I came up with this problem: $150$ workers were employed to do a particular work. On first day, $150$ workers worked. On second day, $146$.. and each subsequent day, workers kept on decreasing by 4. Now, it took 8 more days to complete the work (days required now = number of days $150$ workers would have taken if all $150$ worked each day $+ 8$). So, we have to find the number of days it took to complete the work.
Here's my solution:
Let number of days taken by 1 worker to complete the work be $n$.
So, 1 worker's 1 day work = $1/n$
And, 150 workers' 1 day's work = $150/n$
So, time required by 150 workers to complete the work = $n/150$ (Considering work to be $1$, I can't represent work mathematically other than 1, or a whole)

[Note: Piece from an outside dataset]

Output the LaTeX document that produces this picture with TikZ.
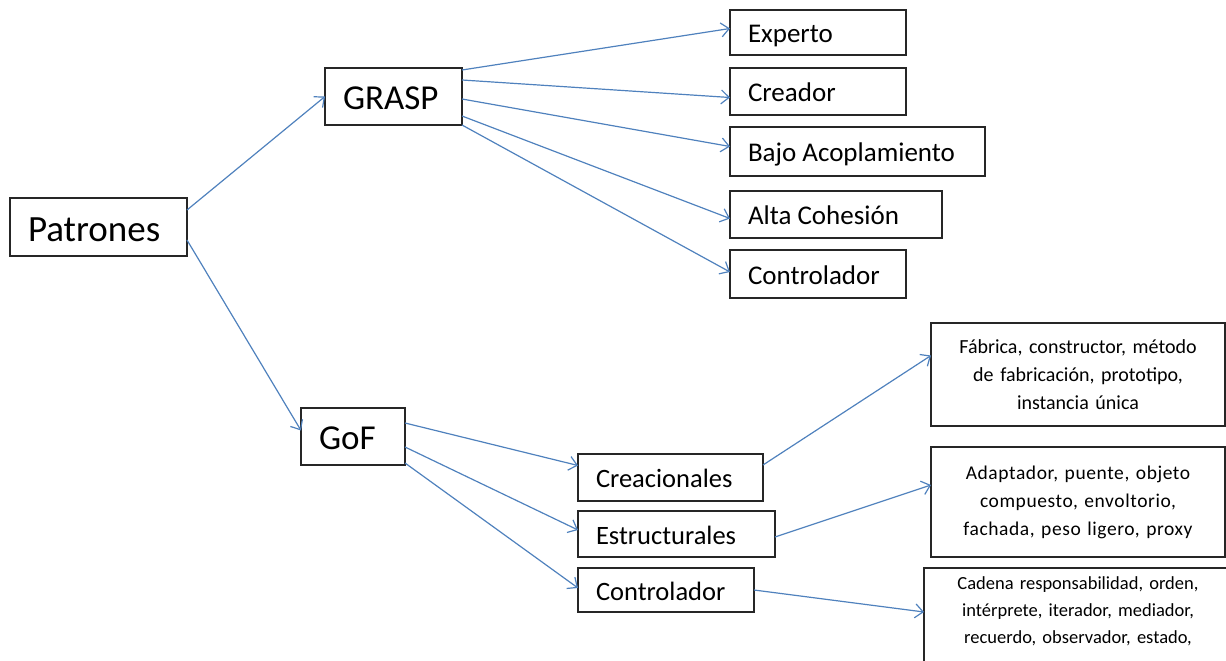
\documentclass[tikz,border=0pt]{standalone}
\usepackage{fontspec}
\setmainfont{Carlito}
\newfontfamily\spacedfont[LetterSpace=3]{Carlito}
\usetikzlibrary{arrows.meta,calc}

\definecolor{linkblue}{RGB}{79,129,189}

% left-aligned label inside a box of fixed inner width
\newcommand{\lefttext}[2]{\makebox[#1][l]{#2}}

\tikzset{
  x=1pt, y=-1pt,
  boxbase/.style={draw=black!85, line width=1.4pt, fill=white, anchor=north west,
    inner ysep=0pt, outer sep=0pt},
  lbox/.style={boxbase, inner xsep=18pt, text depth=0pt},
  cbox/.style={boxbase, inner xsep=6pt, align=center},
  link/.style={draw=linkblue, line width=1.2pt,
    -{Straight Barb[length=8pt,width=14pt,line width=1.2pt]}},
}

\begin{document}
\begin{tikzpicture}
\useasboundingbox (0,0) rectangle (1226,661);

% root and the two families
\node[lbox, font=\fontsize{37}{40}\selectfont, text height=28pt, minimum height=58pt]
  (pat) at (10,198) {\lefttext{141pt}{Patrones}};
\node[lbox, font=\fontsize{35}{38}\selectfont, text height=26pt, minimum height=57pt]
  (grasp) at (325,68) {\lefttext{101pt}{GRASP}};
\node[lbox, font=\fontsize{35}{38}\selectfont, text height=26pt, minimum height=57pt]
  (gof) at (301,408) {\lefttext{68pt}{GoF}};

% GRASP patterns
\begin{scope}[every node/.append style={font=\fontsize{27}{30}\selectfont, text height=20.5pt}]
\node[lbox, minimum height=45pt] (exp)  at (730,10)  {\lefttext{140pt}{Experto}};
\node[lbox, minimum height=47pt] (cre)  at (730,68)  {\lefttext{140pt}{Creador}};
\node[lbox, minimum height=49pt] (bajo) at (730,127) {\lefttext{219pt}{Bajo Acoplamiento}};
\node[lbox, minimum height=47pt] (alta) at (730,191) {\lefttext{176pt}{Alta Cohesión}};
\node[lbox, minimum height=48pt] (ctl)  at (730,250) {\lefttext{140pt}{Controlador}};
\end{scope}

% GoF categories
\begin{scope}[every node/.append style={font=\fontsize{26.5}{30}\selectfont, text height=20pt}]
\node[lbox, minimum height=47pt] (crea) at (578,454) {\lefttext{149pt}{Creacionales}};
\node[lbox, minimum height=46pt] (estr) at (578,511) {\lefttext{161pt}{Estructurales}};
\node[lbox, minimum height=44pt] (ctlg) at (578,568) {\lefttext{140pt}{Controlador}};
\end{scope}

% GoF pattern lists
\node[cbox, font=\fontsize{20}{28}\selectfont, text width=282pt, minimum height=103pt]
  (lcrea) at (931,323)
  {Fábrica, constructor, método\\de fabricación, prototipo,\\instancia única};
\node[cbox, font=\spacedfont\fontsize{19.5}{28}\selectfont, text width=282pt, minimum height=110pt]
  (lestr) at (931,447)
  {Adaptador, puente, objeto\\compuesto, envoltorio,\\fachada, peso ligero, proxy};
\node[cbox, font=\fontsize{18.5}{27}\selectfont, text width=296pt, inner ysep=9pt]
  (lcomp) at (924,568)
  {Cadena responsabilidad, orden,\\intérprete, iterador, mediador,\\recuerdo, observador, estado,\\[6pt]\strut};

% connectors
\draw[link] ($(pat.north east)+(0,12)$) -- (grasp.west);
\draw[link] ($(pat.north east)+(0,42)$) -- ($(gof.west)+(0,-6)$);

\draw[link] ($(grasp.north east)+(0,2)$)  -- ($(exp.west)+(0,-4)$);
\draw[link] ($(grasp.north east)+(0,12)$) -- ($(cre.west)+(0,6)$);
\draw[link] ($(grasp.north east)+(0,31)$) -- ($(bajo.west)+(0,-5)$);
\draw[link] ($(grasp.north east)+(0,48)$) -- ($(alta.west)+(0,4)$);
\draw[link] (grasp.south east) -- ($(ctl.west)+(0,-2)$);

\draw[link] ($(gof.north east)+(0,15)$) -- ($(crea.west)+(0,-12)$);
\draw[link] ($(gof.north east)+(0,39)$) -- ($(estr.west)+(0,-4)$);
\draw[link] ($(gof.south east)+(0,-2)$) -- ($(ctlg.west)+(0,-2)$);

\draw[link] ($(crea.north east)+(0,11)$) -- ($(lcrea.west)+(0,-19)$);
\draw[link] ($(estr.east)+(0,3)$) -- ($(lestr.west)+(0,-17)$);
\draw[link] (ctlg.east) -- ($(lcomp.north west)+(0,44)$);
\end{tikzpicture}
\end{document}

Now, work done in first day = $150/n$
In second day = $146/n$ .. and so on
So, total work done = $150/n + 146/n + 142/n..... = (150 + 146 + 142...)/n = 1$
Now, in the numerator, we can apply the sum to $n$ terms of an arithmetic progression formula, taking $a = 150 , d = -4$
And here, since number of days are 8 more, so number of days = $n/150 + 8$
So, we have this: $(n/150 + 8)\{300 + (n/150 + 7)(-4)\}/n = 1$
And so, $(n/150 + 8)\{300 + (n/150 + 7)(-4)\} = n$
This solution seems to be correct to me, but when I solve the equation, I am getting irrational roots, but I am expected to get an integral answer.
So I just wanted to ask, is there any problem in this or is it correct?
$150 + 146 + 142 + ... + 54 = 2550 = (25 - 8) \times 150$.